Question

A uniform, thin, solid door has height 2.30 m, width 0.810 m, and mass 24.5 kg.

(a) Find its moment of inertia for rotation on its hinges.
kg

Answer 1

This is an integral, from the definition;

I = INTEGRAL[x^2dm]

Where "x" is the distance perpendicular to the vertical axis thru the hinges to an element of mass "dm". To get dm in terms of metrical quantities define a density "D" as the mass element divided by the area "dA" it occupies;

D = dm/dA

Note that for a uniform door "D" is the same everywhere and is the same as total mass/total area; D = M/A

Replace dm by DdA and in rectangular coordinates , dA = dydx;

I = DOUBLEINTEGRAL[Dx^2dxdy]

Integrate over "y" to get the height "H" ;

I = DHINTEGRAL[x^2dx]

integrate over "x" out to the width "W";

= DH(W^3/3)

Use D = M/A = M/HW

I = (1/3)MW^2

This is the general formula.
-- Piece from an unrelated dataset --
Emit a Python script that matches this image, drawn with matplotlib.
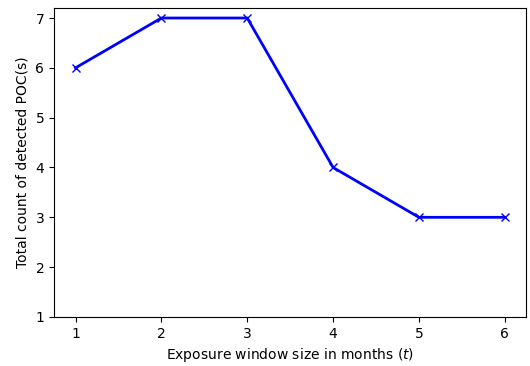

Now just plug in W & M.

=5.30 kgm^2

(b)The height of the door is unnecessary.

Note: As long as the door is thin the thickness will not be important. For a very thick door the perpendicular distance to the mass element is (x^2 + z^2 ) and you would have to define a volume density D = dm/dxdydz and do a triple integral.